Cryptocarya rhodosperma is a species of flowering plant in the family Lauraceae and is endemic to Queensland. It is a tree with lance-shaped to elliptic leaves, greenish, perfumed flowers, and elliptic, black drupes.

==Description==
Cryptocarya rhodosperma is a tree that typically grows to a height of up to 25 m, its stems usually buttressed. Its leaves are lance-shaped to elliptic, 80–145 mm long and 30–80 mm wide, on a petiole 8–16 mm long. The flowers are greenish, faintly and possibly unpleasantly perfumed, arranged in panicles about the same length or slightly longer than the leaves. The perianth tube is 0.8–1.1 mm long and 1.2–1.9 mm wide, the tepals 1.5–2.1 mm long and 1.0–1.2 mm wide. The outer anthers are 0.6–0.8 mm long and 0.4–0.6 mm wide, the inner anthers 0.7–0.8 mm long and 0.4–0.5 mm wide. Flowering occurs from January to May, and the fruit is an elliptic, black drupe, 16–27 mm long and 9.5–16.5 mm wide with pink cotyledons.

==Taxonomy==
Cryptocarya rhodosperma was first formally described in 1989 by Bernard Hyland in Australian Systematic Botany from specimens collected in 1983.

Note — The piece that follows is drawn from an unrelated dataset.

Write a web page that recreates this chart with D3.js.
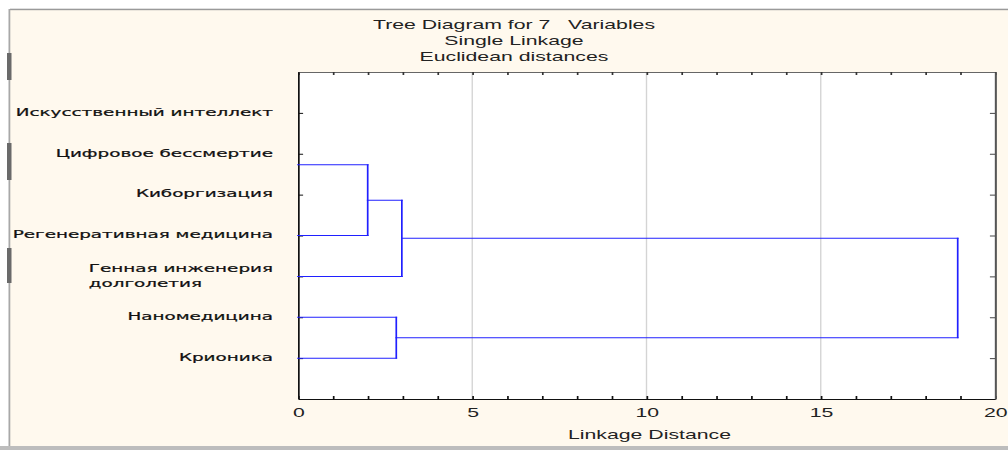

==Distribution and habitat==
This species of Cryptocarya grows as an understorey tree in rainforest from 40 and 120 m elevation, from Lockerbie to Goldsborough in north-east Queensland and Cape York Peninsula.

==Conservation status==
This species of Cryptocarya is listed as "of least concern" under the Queensland Government Nature Conservation Act 1992.